> Goal:
Pictures are not part of the copy. Retype the lines from the first one through the line that contains "const cohortHet = ['Overall".

> Given material:

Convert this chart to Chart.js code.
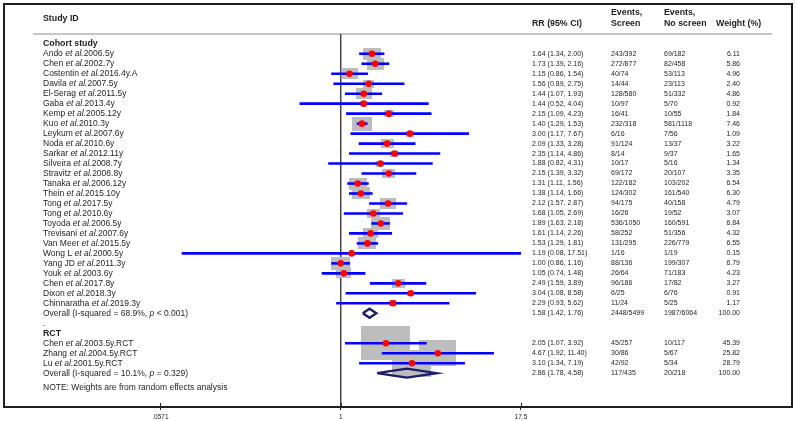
<!DOCTYPE html>
<html><head><meta charset="utf-8">
<script src="https://cdn.jsdelivr.net/npm/chart.js@4.4.1/dist/chart.umd.min.js"></script>
<style>html,body{margin:0;padding:0;background:#fff}canvas{display:block}</style>
</head><body>
<canvas id="c" width="796" height="421"></canvas>
<script>
// ---------- DATA ----------
const cohortAuthors = ['Ando','Chen','Costentin','Davila','El-Serag','Gaba','Kemp','Kuo','Leykum','Noda','Sarkar','Silveira','Stravitz','Tanaka','Thein','Tong','Tong','Toyoda','Trevisani','Van Meer','Wong L','Yang JD','Youk','Chen','Dixon','Chinnaratha'];
const cohortSuffix = ['2006.5y','2002.7y','2016.4y.A','2007.5y','2011.5y','2013.4y','2005.12y','2010.3y','2007.6y','2010.6y','2012.11y','2008.7y','2008.8y','2006.12y','2015.10y','2017.5y','2010.6y','2006.5y','2007.6y','2015.5y','2000.5y','2011.3y','2003.6y','2017.8y','2018.3y','2019.3y'];
const cohortRR    = [1.64,1.73,1.15,1.56,1.44,1.44,2.15,1.40,3.00,2.09,2.35,1.88,2.15,1.31,1.38,2.12,1.68,1.89,1.61,1.53,1.19,1.00,1.05,2.49,3.04,2.29];
const cohortLower = [1.34,1.39,0.86,0.89,1.07,0.52,1.09,1.29,1.17,1.33,1.14,0.82,1.39,1.11,1.14,1.57,1.05,1.63,1.14,1.29,0.08,0.86,0.74,1.59,1.08,0.93];
const cohortUpper = [2.00,2.16,1.54,2.75,1.93,4.04,4.23,1.53,7.67,3.28,4.86,4.31,3.32,1.56,1.66,2.87,2.69,2.18,2.26,1.81,17.51,1.16,1.48,3.89,8.58,5.62];
const cohortWeight = [6.11,5.86,4.96,2.40,4.86,0.92,1.84,7.46,1.09,3.22,1.65,1.34,3.35,6.54,6.30,4.79,3.07,6.84,4.32,6.55,0.15,6.79,4.23,3.27,0.91,1.17];
const cohortEvScreen = ['243/392','272/877','40/74','14/44','128/580','10/97','16/41','232/318','6/16','91/124','8/14','10/17','69/172','122/182','124/302','94/175','16/26','536/1050','58/252','131/295','1/16','88/136','26/64','96/186','6/25','11/24'];
const cohortEvNoScreen = ['69/182','82/458','53/113','23/113','51/332','5/70','10/55','581/1118','7/56','13/37','9/37','5/16','20/107','103/202','161/540','40/158','19/52','160/591','51/356','226/779','1/19','199/307','71/183','17/82','6/76','5/25'];
const cohortOverall = [1.58,1.42,1.76];
const cohortOverallText = ['1.58 (1.42, 1.76)','2448/5499','1987/6064','100.00'];
const cohortHet = ['Overall (I-squared = 68.9%, ','p',' < 0.001)'];

const rctAuthors = ['Chen','Zhang','Lu'];
const rctSuffix = ['2003.5y.RCT','2004.5y.RCT','2001.5y.RCT'];
const rctRR    = [2.05,4.67,3.10];
const rctLower = [1.07,1.92,1.34];
const rctUpper = [3.92,11.40,7.19];
const rctWeight = [45.39,25.82,28.79];
const rctEvScreen = ['45/257','30/86','42/92'];
const rctEvNoScreen = ['10/117','5/67','5/34'];
const rctOverall = [2.86,1.78,4.58];
const rctOverallText = ['2.86 (1.78, 4.58)','117/435','20/218','100.00'];
const rctHet = ['Overall (I-squared = 10.1%, ','p',' = 0.329)'];

const xTicks = [0.0571, 1, 17.5];
const xTickLabels = ['.0571','1','17.5'];
const NULL_VALUE = 1;

// ---------- ROW LAYOUT ----------
const cohortRows = cohortRR.map((_, i) => i);
const cohortOverallRow = cohortRR.length;          // 26
const rctHeaderRow = cohortOverallRow + 2;         // 28
const rctRows = rctRR.map((_, i) => rctHeaderRow + 1 + i);
const rctOverallRow = rctHeaderRow + 1 + rctRR.length;

const allRR = cohortRR.concat(rctRR);
const allLo = cohortLower.concat(rctLower);
const allHi = cohortUpper.concat(rctUpper);
const allW = cohortWeight.concat(rctWeight);
const allRows = cohortRows.concat(rctRows);

function fmtCI(r, l, h) { return r.toFixed(2) + ' (' + l.toFixed(2) + ', ' + h.toFixed(2) + ')'; }

// box images (area proportional to weight)
const BOX_COLOR = '#bdbdbd';
const boxImgs = allW.map(w => {
  const bw = Math.max(1, Math.round(7.2 * Math.sqrt(w)));
  const bh = Math.max(1, Math.round(bw / 1.45));
  const cv = document.createElement('canvas');
  cv.width = bw; cv.height = bh;
  const g = cv.getContext('2d');
  g.fillStyle = BOX_COLOR; g.fillRect(0, 0, bw, bh);
  return cv;
});

const datasets = [];
datasets.push({
  label: 'boxes', order: 5, showLine: false,
  data: allRR.map((v, i) => ({x: v, y: allRows[i]})),
  pointStyle: boxImgs, pointRadius: 1, borderWidth: 0
});
allRR.forEach((v, i) => {
  datasets.push({
    label: 'ci' + i, order: 3, showLine: true, pointRadius: 0,
    borderColor: '#0000ff', borderWidth: 2.6,
    data: [{x: allLo[i], y: allRows[i]}, {x: allHi[i], y: allRows[i]}]
  });
});
datasets.push({
  label: 'points', order: 1, showLine: false,
  data: allRR.map((v, i) => ({x: v, y: allRows[i]})),
  pointStyle: 'circle', pointRadius: 3.3, backgroundColor: '#ff0000', borderWidth: 0
});
[[cohortOverall, cohortOverallRow], [rctOverall, rctOverallRow]].forEach(([o, r]) => {
  const h = 0.45;
  datasets.push({
    label: 'diamond', order: 0, showLine: true, pointRadius: 0,
    borderColor: '#1c1c6a', borderWidth: 2.4, fill: false, borderJoinStyle: 'miter',
    data: [{x: o[1], y: r}, {x: o[0], y: r - h}, {x: o[2], y: r}, {x: o[0], y: r + h}, {x: o[1], y: r}]
  });
});

// ---------- TEXT ----------
const TXT = '#1e1e1e';
const FONT = '"Liberation Sans", Arial, sans-serif';
function rich(ctx, parts, x, y, size) {
  let cx = x;
  parts.forEach(p => {
    ctx.font = (p.i ? 'italic ' : '') + size + 'px ' + FONT;
    ctx.fillText(p.t, cx, y);
    cx += ctx.measureText(p.t).width;
  });
}

const forestPlugin = {
  id: 'forest',
  beforeDatasetsDraw(chart) {
    const {ctx, chartArea: a, scales: {x}} = chart;
    ctx.save();
    ctx.strokeStyle = '#c6c6c6'; ctx.lineWidth = 2;
    ctx.beginPath(); ctx.moveTo(33, 34); ctx.lineTo(772, 34); ctx.stroke();
    const px = x.getPixelForValue(NULL_VALUE);
    ctx.strokeStyle = '#444'; ctx.lineWidth = 1.5;
    ctx.beginPath(); ctx.moveTo(px, 34); ctx.lineTo(px, a.bottom); ctx.stroke();
    ctx.strokeStyle = '#1e1e1e'; ctx.lineWidth = 2;
    ctx.strokeRect(a.left, a.top, a.right - a.left, a.bottom - a.top);
    // upper half of the tick marks (they cross the axis)
    ctx.strokeStyle = '#222'; ctx.lineWidth = 1;
    xTicks.forEach(v => {
      const tx = Math.round(x.getPixelForValue(v)) + 0.5;
      ctx.beginPath(); ctx.moveTo(tx, a.bottom - 4); ctx.lineTo(tx, a.bottom); ctx.stroke();
    });
    ctx.restore();
  },
  afterDraw(chart) {
    const {ctx, scales: {y}} = chart;
    ctx.save();
    ctx.fillStyle = TXT;
    ctx.textBaseline = 'middle';
    const LX = 43, C1 = 532, C2 = 611, C3 = 664, C4R = 740;
    // headers
    ctx.font = 'bold 8.8px ' + FONT;
    ctx.textAlign = 'left';
    ctx.fillText('Study ID', LX, 19);
    ctx.fillText('RR (95% CI)', C1, 24);
    ctx.fillText('Events,', C2, 13); ctx.fillText('Screen', C2, 24);
    ctx.fillText('Events,', C3, 13); ctx.fillText('No screen', C3, 24);
    ctx.fillText('Weight (%)', 716, 24);
    ctx.fillText('Cohort study', LX, y.getPixelForValue(-1));
    ctx.fillText('RCT', LX, y.getPixelForValue(rctHeaderRow));
    ctx.font = '8.5px ' + FONT;
    ctx.fillText('.', LX, y.getPixelForValue(cohortOverallRow + 1));

    const rowText = (author, suffix, r, l, h, w, es, en, row) => {
      const py = y.getPixelForValue(row);
      ctx.textAlign = 'left';
      rich(ctx, [{t: author + ' '}, {t: 'et al.', i: true}, {t: suffix}], LX, py, 8.5);
      ctx.font = '7px ' + FONT;
      ctx.fillText(fmtCI(r, l, h), C1, py);
      ctx.fillText(es, C2, py);
      ctx.fillText(en, C3, py);
      ctx.textAlign = 'right';
      ctx.fillText(w.toFixed(2), C4R, py);
    };
    cohortRR.forEach((v, i) => rowText(cohortAuthors[i], cohortSuffix[i], v, cohortLower[i], cohortUpper[i], cohortWeight[i], cohortEvScreen[i], cohortEvNoScreen[i], cohortRows[i]));
    rctRR.forEach((v, i) => rowText(rctAuthors[i], rctSuffix[i], v, rctLower[i], rctUpper[i], rctWeight[i], rctEvScreen[i], rctEvNoScreen[i], rctRows[i]));

    const overallText = (het, t, row) => {
      const py = y.getPixelForValue(row);
      ctx.textAlign = 'left';
      rich(ctx, [{t: het[0]}, {t: het[1], i: true}, {t: het[2]}], LX, py, 8.5);
      ctx.font = '7px ' + FONT;
      ctx.fillText(t[0], C1, py); ctx.fillText(t[1], C2, py); ctx.fillText(t[2], C3, py);
      ctx.textAlign = 'right'; ctx.fillText(t[3], C4R, py);
    };
    overallText(cohortHet, cohortOverallText, cohortOverallRow);
    overallText(rctHet, rctOverallText, rctOverallRow);

    ctx.textAlign = 'left';
    ctx.font = '8.5px ' + FONT;
    ctx.fillText('NOTE: Weights are from random effects analysis', LX, y.getPixelForValue(rctOverallRow + 1.5));
    ctx.restore();
  }
};

new Chart(document.getElementById('c'), {
  type: 'scatter',
  data: {datasets},
  options: {
    responsive: false, animation: false, devicePixelRatio: 1, events: [],
    layout: {padding: {left: 2, right: 3, top: 2, bottom: 0}},
    plugins: {legend: {display: false}, tooltip: {enabled: false}},
    scales: {
      x: {
        type: 'logarithmic', min: 0.00476, max: 1296,
        afterBuildTicks: s => { s.ticks = xTicks.map(v => ({value: v})); },
        afterFit: s => { s.height = 14; },
        ticks: {
          autoSkip: false, maxRotation: 0, padding: 3, color: '#222',
          font: {size: 6.5, family: FONT},
          callback: (v) => { const k = xTicks.indexOf(v); return k >= 0 ? xTickLabels[k] : ''; }
        },
        grid: {display: true, drawOnChartArea: false, drawTicks: true, tickLength: 3, color: '#222', lineWidth: 1},
        border: {display: true, color: '#1e1e1e', width: 2}
      },
      y: {type: 'linear', reverse: true, min: -4.985, max: 35.39, display: false}
    }
  },
  plugins: [forestPlugin]
});
</script>
</body></html>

> Final answer:
Convert this chart to Chart.js code.
<!DOCTYPE html>
<html><head><meta charset="utf-8">
<script src="https://cdn.jsdelivr.net/npm/chart.js@4.4.1/dist/chart.umd.min.js"></script>
<style>html,body{margin:0;padding:0;background:#fff}canvas{display:block}</style>
</head><body>
<canvas id="c" width="796" height="421"></canvas>
<script>
// ---------- DATA ----------
const cohortAuthors = ['Ando','Chen','Costentin','Davila','El-Serag','Gaba','Kemp','Kuo','Leykum','Noda','Sarkar','Silveira','Stravitz','Tanaka','Thein','Tong','Tong','Toyoda','Trevisani','Van Meer','Wong L','Yang JD','Youk','Chen','Dixon','Chinnaratha'];
const cohortSuffix = ['2006.5y','2002.7y','2016.4y.A','2007.5y','2011.5y','2013.4y','2005.12y','2010.3y','2007.6y','2010.6y','2012.11y','2008.7y','2008.8y','2006.12y','2015.10y','2017.5y','2010.6y','2006.5y','2007.6y','2015.5y','2000.5y','2011.3y','2003.6y','2017.8y','2018.3y','2019.3y'];
const cohortRR    = [1.64,1.73,1.15,1.56,1.44,1.44,2.15,1.40,3.00,2.09,2.35,1.88,2.15,1.31,1.38,2.12,1.68,1.89,1.61,1.53,1.19,1.00,1.05,2.49,3.04,2.29];
const cohortLower = [1.34,1.39,0.86,0.89,1.07,0.52,1.09,1.29,1.17,1.33,1.14,0.82,1.39,1.11,1.14,1.57,1.05,1.63,1.14,1.29,0.08,0.86,0.74,1.59,1.08,0.93];
const cohortUpper = [2.00,2.16,1.54,2.75,1.93,4.04,4.23,1.53,7.67,3.28,4.86,4.31,3.32,1.56,1.66,2.87,2.69,2.18,2.26,1.81,17.51,1.16,1.48,3.89,8.58,5.62];
const cohortWeight = [6.11,5.86,4.96,2.40,4.86,0.92,1.84,7.46,1.09,3.22,1.65,1.34,3.35,6.54,6.30,4.79,3.07,6.84,4.32,6.55,0.15,6.79,4.23,3.27,0.91,1.17];
const cohortEvScreen = ['243/392','272/877','40/74','14/44','128/580','10/97','16/41','232/318','6/16','91/124','8/14','10/17','69/172','122/182','124/302','94/175','16/26','536/1050','58/252','131/295','1/16','88/136','26/64','96/186','6/25','11/24'];
const cohortEvNoScreen = ['69/182','82/458','53/113','23/113','51/332','5/70','10/55','581/1118','7/56','13/37','9/37','5/16','20/107','103/202','161/540','40/158','19/52','160/591','51/356','226/779','1/19','199/307','71/183','17/82','6/76','5/25'];
const cohortOverall = [1.58,1.42,1.76];
const cohortOverallText = ['1.58 (1.42, 1.76)','2448/5499','1987/6064','100.00'];
const cohortHet = ['Overall (I-squared = 68.9%, ','p',' < 0.001)'];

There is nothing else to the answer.